だが、一度猫好きになると、いくら面倒な事態が起きても愛する猫の顔を見るとつい許せてしまうのだ。
動物を飼うと生活が変わるというが、その一端はこの漫画を読むだけで味わえる。

全体的な読感は「シリアスな笑い」にちょっと近いだろうか。私は浅学で知らなかったが、先生は元々ギャグ漫画も手掛けていたらしい。
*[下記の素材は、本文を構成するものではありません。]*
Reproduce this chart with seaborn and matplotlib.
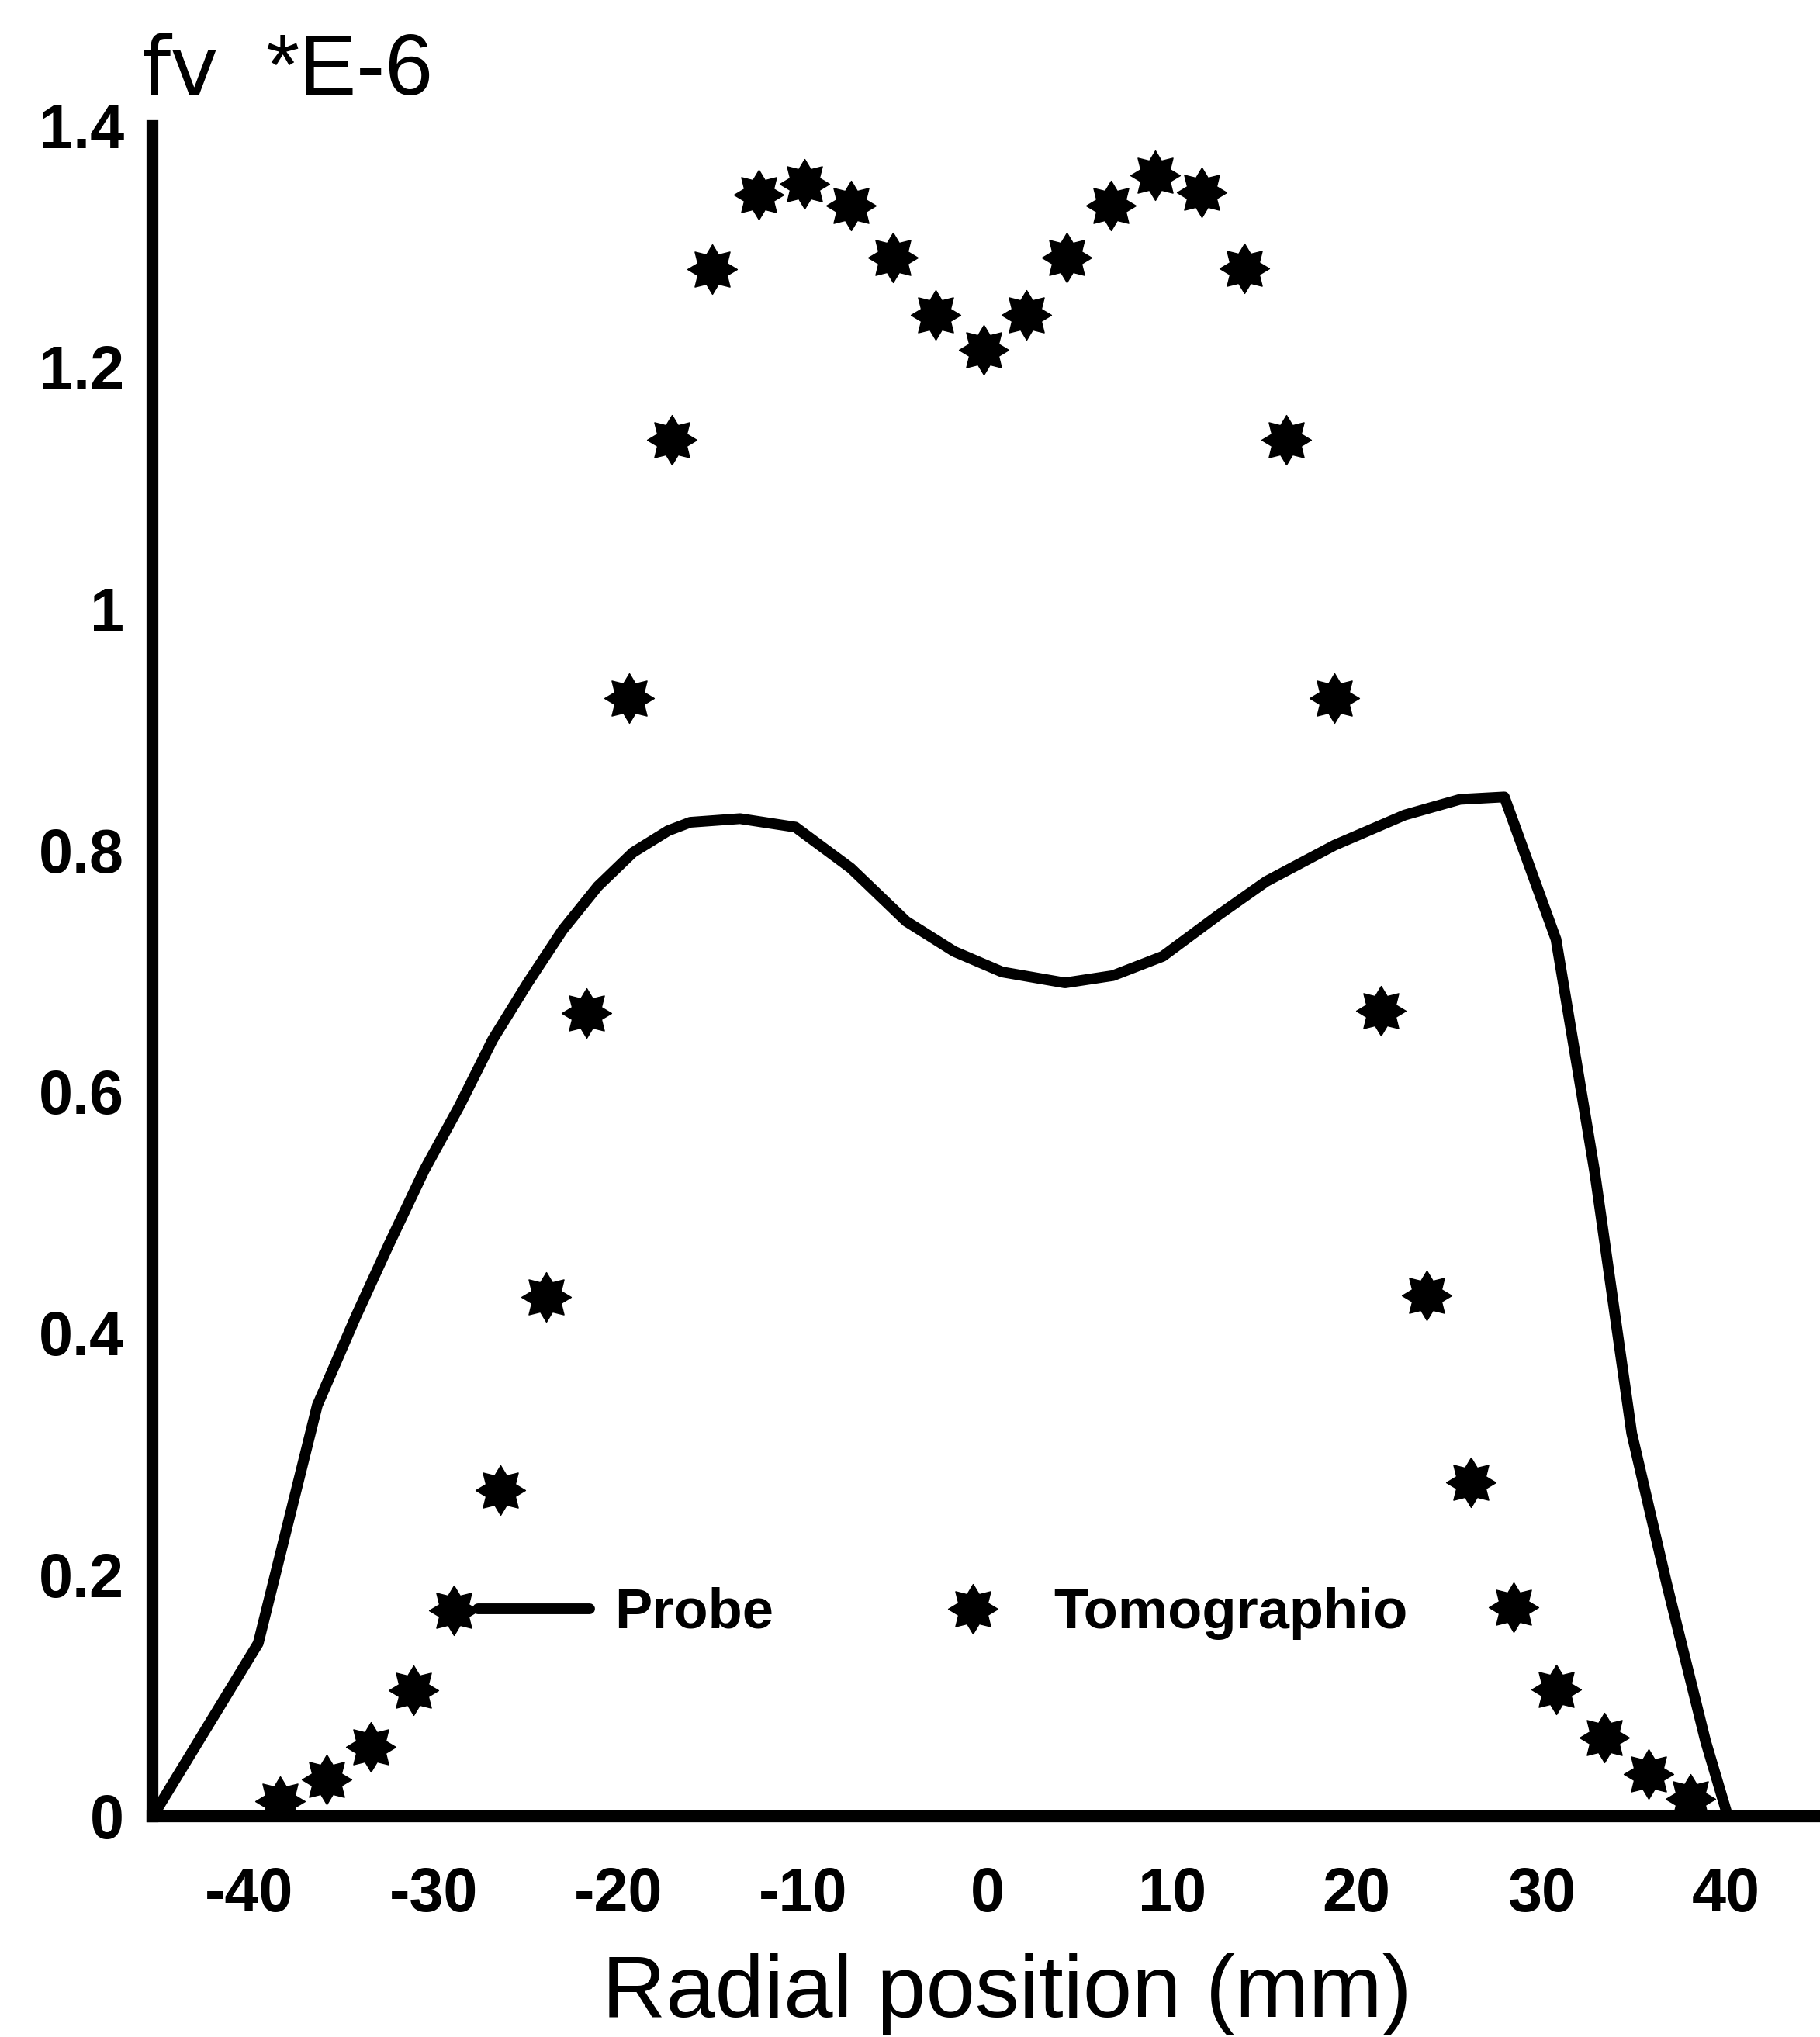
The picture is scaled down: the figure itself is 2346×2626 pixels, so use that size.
import matplotlib
matplotlib.use("Agg")
import matplotlib.pyplot as plt
import seaborn as sns
import pandas as pd
from matplotlib.path import Path
from matplotlib.lines import Line2D

# ---------------- data ----------------
probe_x = [-45.2, -39.5, -36.3, -34.2, -32.4, -30.5, -28.6, -26.8, -24.9, -23.0,
           -21.1, -19.2, -17.3, -16.1, -13.4, -10.4, -7.4, -4.4, -1.8, 0.8,
           4.2, 6.8, 9.5, 12.5, 15.1, 18.8, 22.6, 25.6, 28.0, 30.8,
           32.9, 34.9, 36.8, 38.9, 40.1]
probe_y = [0.0, 0.143, 0.340, 0.414, 0.474, 0.535, 0.588, 0.643, 0.690, 0.734,
           0.770, 0.798, 0.816, 0.823, 0.826, 0.819, 0.785, 0.741, 0.716, 0.699,
           0.690, 0.696, 0.712, 0.746, 0.774, 0.804, 0.829, 0.842, 0.844, 0.726,
           0.533, 0.317, 0.192, 0.062, 0.0]

tomo_x = [-38.3, -35.8, -33.4, -31.1, -28.9, -26.4, -23.9, -21.7, -19.4, -17.1,
          -14.9, -12.4, -9.9, -7.4, -5.1, -2.8, -0.2, 2.1, 4.3, 6.7,
          9.1, 11.6, 13.9, 16.2, 18.8, 21.3, 23.8, 26.2, 28.5, 30.8,
          33.4, 35.8, 38.1]
tomo_y = [0.012, 0.030, 0.057, 0.104, 0.170, 0.270, 0.430, 0.665, 0.926, 1.140,
          1.281, 1.343, 1.352, 1.334, 1.291, 1.243, 1.214, 1.243, 1.291, 1.334,
          1.359, 1.345, 1.282, 1.140, 0.926, 0.667, 0.431, 0.276, 0.173, 0.105,
          0.065, 0.035, 0.014]

x_ticks = [-40, -30, -20, -10, 0, 10, 20, 30, 40]
x_ticklabels = ["-40", "-30", "-20", "-10", "0", "10", "20", "30", "40"]
y_ticks = [0, 0.2, 0.4, 0.6, 0.8, 1.0, 1.2, 1.4]
y_ticklabels = ["0", "0.2", "0.4", "0.6", "0.8", "1", "1.2", "1.4"]
series_names = ["Probe", "Tomographio"]
x_label = "Radial position (mm)"
y_label_name = "fv"
y_label_unit = "*E-6"

# ---------------- style ----------------
sns.set_theme(style="white")
plt.rcParams["font.family"] = ["Liberation Sans", "DejaVu Sans"]
plt.rcParams["text.color"] = "black"

fig = plt.figure(figsize=(23.46, 26.26), dpi=100)
fig.patch.set_facecolor("white")
ax = fig.add_axes([0.08355, 0.10853, 0.91645, 0.82978])
ax.set_facecolor("white")

probe_df = pd.DataFrame({"x": probe_x, "y": probe_y})
tomo_df = pd.DataFrame({"x": tomo_x, "y": tomo_y})

star = Path.unit_regular_star(8, 0.64)

sns.lineplot(data=probe_df, x="x", y="y", ax=ax, color="black", linewidth=10,
             sort=False, estimator=None, zorder=3)
sns.scatterplot(data=tomo_df, x="x", y="y", ax=ax, marker=star, s=2116,
                color="black", edgecolor="black", linewidth=1, zorder=4)

ax.set_xlim(-45.25, 45.1)
ax.set_ylim(0, 1.4)

ax.set_xticks(x_ticks)
ax.set_xticklabels(x_ticklabels, fontsize=57, fontweight="bold")
ax.set_yticks(y_ticks)
ax.set_yticklabels(y_ticklabels, fontsize=57, fontweight="bold")
ax.tick_params(axis="both", direction="in", length=27, width=8, color="black",
               labelcolor="black")
ax.tick_params(axis="x", pad=47)
ax.tick_params(axis="y", pad=26)

sns.despine(ax=ax)
for side in ("left", "bottom"):
    ax.spines[side].set_linewidth(11)
    ax.spines[side].set_color("black")
    ax.spines[side].set_capstyle("projecting")

ax.set_xlabel(x_label, fontsize=82, color="black", va="baseline")
ax.xaxis.set_label_coords(0.5126, -0.1189)
ax.set_ylabel("")

ax.text(-0.006, 1.0184, y_label_name, transform=ax.transAxes, fontsize=76,
        ha="left", va="baseline", color="black", family=["DejaVu Sans"])
ax.text(0.068, 1.0184, y_label_unit, transform=ax.transAxes, fontsize=80,
        ha="left", va="baseline", color="black")

handles = [
    Line2D([], [], color="black", linewidth=10),
    Line2D([], [], color="black", marker=star, markersize=46, linestyle="none"),
]
ax.legend(handles, series_names, loc="center left", bbox_to_anchor=(0.1953, 0.1198),
          ncol=2, frameon=False, prop={"size": 52, "weight": "bold"},
          labelcolor="black",
          handlelength=1.99, handletextpad=0.45, columnspacing=2.56,
          borderpad=0, borderaxespad=0)

fig.savefig("out.png", dpi=100, facecolor="white")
終始テンポよくキレのある展開が続く。
飼い猫が生活の中に溶け込むにつれて先生は猫と仲良くしたいと考えるようになり、鬼気迫る顔で撫で回したり猫じゃらしやエサやりで気を引こうと試みる。
しかし「よん」も「むー」も猫の心の機微を理解し、オモチャの扱いに長けた先生の奥さんの方に寄っていってしまう。
相手にされず悲しむ先生の姿は、あたかも子供に「お父さんよりお母さんの方が好き」と言われた時のようでちょっとかわいそうであるが、同時に優しい笑いもこみあげてくる。

腹を抱えて爆笑、ではなく暖かい気持ちで見守りたくなる、次巻のない一巻完結モノなのが惜しいと思える作品だ。
機会があれば、ぜひ読んでほしい。